If TIF 2 is closed next year as scheduled — and all of that extra property value is added to the city’s tax base — the city will be able to lower the rate per thousand dollars of property value paid by city residents. Under one option, the entire benefit of closing the TIF would be passed onto taxpayers with a lower mil rate; under another, the city would be able to add $54,000 to its tax levy and still lower the mil rate, but not as much.
“The taxpayers would still see a significant decrease in their taxes, and it would give the city an additional $54,000 in tax revenue,” Gurtner said.
Mayor Jim Schmidt said the city’s general fund could really use the extra revenue.
“Our budget is really tight, there’s nothing for capital improvements,” he said. “We need that money for capital projects.”
While TIF 2 will officially close in September of 2020, the city will continue to collect revenues for the TIF account for one more year in 2021, so the impact on the tax levy and mil rate won’t be felt until 2022.

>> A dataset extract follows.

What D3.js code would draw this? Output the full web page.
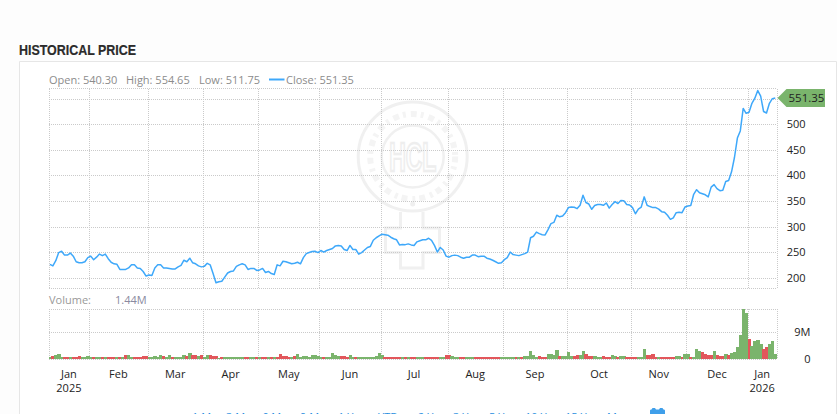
<!DOCTYPE html>
<html><head><meta charset="utf-8">
<script src="https://cdn.jsdelivr.net/npm/d3@7"></script>
<style>
html,body{margin:0;padding:0;background:#fdfdfd;overflow:hidden}
svg{display:block}
text{font-family:"Open Sans",sans-serif;font-size:11px}
.grid line{stroke:#cacaca;stroke-dasharray:1 1;shape-rendering:crispEdges}
.ax path,.ax line{display:none}
.ax text{fill:#222;font-size:11px}
</style></head><body>
<svg id="c" width="837" height="414"></svg>
<script>
const closeValues=[226,223,233,249,251.5,244,244,248,242,231,229,229,231,239,242,235,240,246,243,246,237,230,227,226,216,216,216,219,225,225,219,218,212,203,205,204,219,225,225,219,219,218,217,217,221,224,234,231,238,229,227,223,221,222,228,225,208,190,192,193,201,209,212,213,222,225,227,225,216,218,218,214,215,218,210,212,208,206,225,223,232,231,229,227,228,230,
227,239,247,249,251,251.5,249,253,250,253,255,257,262,263,262,255,253,263,255,255,246,249,254,259,261,273,278,281.5,285,284,283,279,276,274,264,265,264.5,266,264,263,270,272,274,274,277,273,263,250,259,254,242,240,243,244,243,240,238,240,240,244,244,241,242,242,238,236.5,234,231,228,229,235,239,250,245,244,243,245,247,250,278,281,289,286,
284,283.5,294,305.6,308,322,319,320.6,327,337,338,337.6,335,341.5,361,347,344,333.7,341,343,343,341.5,346,336,343,348.7,345,351,350.6,343,342,337,325,334,338,358,341.5,339,337,337,334,329,328,322,314,317,327,328,327,338,340,341,363,372,366,364,362,358,377,382,374,370,371,388,390,407,
435,473,487,531,521.5,523.5,541,551,566,555,525,522,541,550,551.35];
const volumeValues=[
.7,1,1.2,1.6,.8,.8,.8,.7,.7,.8,
1,.7,.7,1,.7,.7,.7,.7,.7,.7,
.7,.7,.7,.7,.8,.7,1.5,1.5,.7,.7,
.7,.7,1,1,.7,.7,1,.8,1.4,1,
.7,1.4,.7,.7,.7,.7,1.4,1,1.9,1.4,
1.2,1,1.4,.7,1.2,1.3,1,1,.5,.7,
.6,.6,.6,.6,.6,.6,.6,.6,.6,.6,
.6,.6,.6,.6,.6,.6,.7,.7,.7,1.8,
1.1,1.1,.7,.7,1,1.6,.7,1,1,.8,
1.4,1.3,.9,.7,.7,.7,.7,1.9,1.3,1,
1,1,.7,1.2,.7,.7,.7,.6,.6,.6,
.6,.6,1,1.9,1.3,.7,.7,.7,.7,.7,
.7,.7,.7,.7,.7,.7,.7,.7,.7,.7,
.7,.7,.7,.7,.7,.7,1.2,1.2,.9,.7,
.7,.7,.7,.7,.7,.7,.7,.7,.7,.7,
.7,.7,.7,.7,.7,.7,.7,.7,.7,.7,
.7,.7,.7,1,1,2.8,1.3,.7,1,.7,
.7,1.7,1.7,1.4,3,1,1,1,2.4,.9,
1,1.3,1.3,2.7,1.7,1.1,1.1,1,.7,.7,
1,.7,.7,1.4,1,.8,1,1,.7,.7,
.7,.7,.7,.7,3.5,1.4,1.4,1.7,.8,.7,
.7,.7,.7,.7,.7,1,1,.7,1.8,1.8,
.8,.7,3.4,2.7,2.5,1.7,1.4,1.4,2.8,1.4,
1.1,1.1,1.8,1.4,2.1,2.4,4,8.1,17.1,15.7,
6.8,4.5,6.2,6.5,5,3.5,3.9,5,6,1.7];
const volumeDirections=
"GRGGGRRGRR"+"RGGGGRGGRG"+"RRRGRGRGGR"+"RRRRGGGGGR"+"GGRGGGGRGR"+"RGRGGRRRGR"+"GGGGGGGRRG"+"GRGRRGRGRR"+"RRR"+
"GRGGGGG"+"GGGGRGGGGG"+"RRRGGRGGGG"+"GGGGGRRRRR"+"RGRGRRGGGR"+"RRRRGGRRGG"+"GRRGGGRRRR"+"RRRRRGGGGG"+"RGRGG"+
"GGGRR"+"RGGGGRGGGG"+"RRGGRRRGGG"+"RRRGGRGGRR"+"RRGGGRRRRG"+"RRRRRGGRGG"+"RGGGRRRRGR"+"RRGRGGGGGG"+"RGGGGRRGGG";
const monthStarts=[0,14,34,53,72,93,114,137,156,178,200,219,240];
const monthLabels=["Jan","Feb","Mar","Apr","May","Jun","Jul","Aug","Sep","Oct","Nov","Dec","Jan"];
const yearLabels={0:"2025",12:"2026"};
const priceTicks=[200,250,300,350,400,450,500,550];
const priceLabels=[200,250,300,350,400,450,500];
const volumeTicks=[0,9];
const legendItems=[["Open: 540.30",49],["High: 554.65",126],["Low: 511.75",199],["Close: 551.35",286]];
const rangeLinks=[["1 Mon",192],["3 Mon",226],["6 Mon",262],["9 Mon",300],["1 Yr",338],["YTD",378],["2 Yr",418],["3 Yr",453],["5 Yr",489],["10 Yr",525],["15 Yr",565],["Max",607]];

const L=48.5,R=776.7,PT=88.5,PB=288.5,VT=308.5,VB=359;
const svg=d3.select("#c");
const x=d3.scaleBand().domain(d3.range(closeValues.length)).range([L,R]);
const y=d3.scaleLinear().domain([178.7,570]).range([PB,PT]);
const yv=d3.scaleLinear().domain([0,17.1]).range([VB,VT]);
const mx=i=>i>=closeValues.length?R:x(i);

svg.append("path").attr("d","M19.5,414V61.5H836.5V414").attr("fill","#fff").attr("stroke","#e6e6e6");
svg.append("text").attr("transform","translate(19,55) scale(.83,1)").text("HISTORICAL PRICE")
 .style("font-family","'Liberation Sans',sans-serif").style("font-weight","700").style("font-size","15px").attr("fill","#2b2b2b").attr("stroke","#2b2b2b").attr("stroke-width",.2);

// watermark
const wm=svg.append("g").attr("fill","none").attr("stroke","#f0f0f0");
const cx=412.7,cy=156.5;
wm.append("circle").attr("cx",cx).attr("cy",cy).attr("r",54.5).attr("stroke-width",3);
wm.append("circle").attr("cx",cx).attr("cy",cy).attr("r",31).attr("stroke-width",2.5);
wm.append("circle").attr("cx",cx).attr("cy",cy).attr("r",42.5).attr("stroke-width",6).attr("stroke-dasharray","6 4 3 5").attr("stroke","#f4f4f4");
wm.append("circle").attr("cx",cx).attr("cy",204).attr("r",2.5).attr("fill","#efefef").attr("stroke","none");
wm.append("path").attr("stroke-width",3).attr("d","M400.5,212V228H385.5V252.5H400.5V268H423V252.5H439.5V228H423V212");
wm.append("text").attr("text-anchor","middle").attr("transform",`translate(${cx},${cy+14}) scale(.85,1.5)`).text("HCL")
 .style("font-size","27px").style("font-weight","700").style("font-family","'Liberation Sans',sans-serif").attr("fill","#fff").attr("stroke","#eeeeee").attr("stroke-width",1.6);

// grids
const gridX=g=>g.selectAll("line.v").data(monthStarts.slice(1).map(mx).concat([L,R])).join("line").attr("class","v")
 .attr("x1",d=>Math.round(d)+.5).attr("x2",d=>Math.round(d)+.5);
const gp=svg.append("g").attr("class","grid");
gp.call(gridX).selectAll("line.v").attr("y1",PT).attr("y2",PB);
gp.selectAll("line.h").data(priceTicks).join("line").attr("class","h").attr("x1",L).attr("x2",R)
 .attr("y1",d=>Math.round(y(d))+.5).attr("y2",d=>Math.round(y(d))+.5);
[PT,PB].forEach(v=>gp.append("line").attr("x1",L).attr("x2",R).attr("y1",v).attr("y2",v));
const gv=svg.append("g").attr("class","grid");
gv.call(gridX).selectAll("line.v").attr("y1",VT).attr("y2",VB);
gv.selectAll("line.h").data(volumeTicks.concat([17.1])).join("line").attr("class","h").attr("x1",L).attr("x2",R)
 .attr("y1",d=>Math.round(yv(d))+.5).attr("y2",d=>Math.round(yv(d))+.5);

// price line
svg.append("path").datum(closeValues).attr("fill","none").attr("stroke","#3ea8fa").attr("stroke-width",1.5).attr("stroke-linejoin","round")
 .attr("d",d3.line().x((d,i)=>x(i)+x.bandwidth()/2).y(d=>y(d)));

// volume bars
svg.append("g").attr("shape-rendering","crispEdges").selectAll("rect").data(volumeValues).join("rect")
 .attr("x",(d,i)=>x(i)).attr("width",x.bandwidth()+.4).attr("y",d=>yv(d)).attr("height",d=>VB-yv(d))
 .attr("fill",(d,i)=>volumeDirections[i]==="R"?"#e2565b":"#7ab46c");

// legend
svg.append("g").selectAll("text").data(legendItems).join("text").attr("x",d=>d[1]).attr("y",84).attr("fill","#8c8c8c").text(d=>d[0]);
svg.append("line").attr("x1",269).attr("x2",284.5).attr("y1",79.5).attr("y2",79.5).attr("stroke","#3ea8fa").attr("stroke-width",2);
svg.append("text").attr("x",49).attr("y",304).attr("fill","#999").text("Volume:");
svg.append("text").attr("x",115).attr("y",304).attr("fill","#8a8aa0").text("1.44M");

// axes
svg.append("g").attr("class","ax").attr("transform",`translate(805.5,0)`)
 .call(d3.axisLeft(y).tickValues(priceLabels).tickSize(0).tickPadding(0).tickFormat(d3.format("d")));
svg.append("g").attr("class","ax").attr("transform",`translate(810.5,0)`)
 .call(d3.axisLeft(yv).tickValues(volumeTicks).tickSize(0).tickPadding(0).tickFormat(d=>d?d+"M":"0"));
const mid=i=>(mx(monthStarts[i])+mx(i+1<monthStarts.length?monthStarts[i+1]:closeValues.length))/2;
svg.append("g").selectAll("text").data(monthLabels).join("text").attr("text-anchor","middle").attr("fill","#222")
 .attr("x",(d,i)=>mid(i)).attr("y",378).text(d=>d);
svg.append("g").selectAll("text").data(Object.entries(yearLabels)).join("text").attr("text-anchor","middle").attr("fill","#222")
 .attr("x",d=>mid(+d[0])).attr("y",392).text(d=>d[1]);

// current price tag
const ly=y(closeValues[closeValues.length-1]);
svg.append("path").attr("fill","#7ab46c").attr("d",`M777.5,${ly}L786.5,${ly-9}H825V${ly+9}H786.5Z`);
svg.append("text").attr("x",788.5).attr("y",ly+4).attr("fill","#222").style("font-size","11.5px").text("551.35");

// range links (cut by the bottom of the window, as in the reference)
svg.append("g").selectAll("text").data(rangeLinks).join("text").attr("x",d=>d[1]).attr("y",420.5).attr("fill","#2a8fe0").text(d=>d[0]);
svg.append("path").attr("fill","#3f9fea").attr("d","M650,414V410.5Q650,409.5 651.5,409.5L652.5,408H655L656,409.5H659L660,408H662.5L663.5,409.5Q665,409.5 665,410.5V414Z");
</script>
</body></html>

Gurtner noted that $54,000 is the maximum amount that can be added to the tax levy, but the city can pick any number below that in exchange for more tax relief.
“We don’t have to take the full allowed amount and we don’t have to take zero,” she said. “We can take it anywhere in the middle.”
When council members asked Gurtner for her recommendation, she suggested taking the full levy increase of $54,000, which will still result in a roughly $200 tax decrease on a home valued at $100,000.
“The purpose of the TIF is to increase the equalized value in our community,” she said. “The city of Colby’s general fund has sacrificed all these years because of that TIF fund. And the school districts and everyone else has.”
Gurtner said the council doesn’t have to decide on the issue until next September, but committee members were ready to accept her recommendation. They passed a motion to take the maximum levy increase allowed after TIF 2 closes.
Once the motion is approved by the council, Gurtner said she would contact the city’s financial advisor, Sean Lentz, so he can provide some exact figures for the city.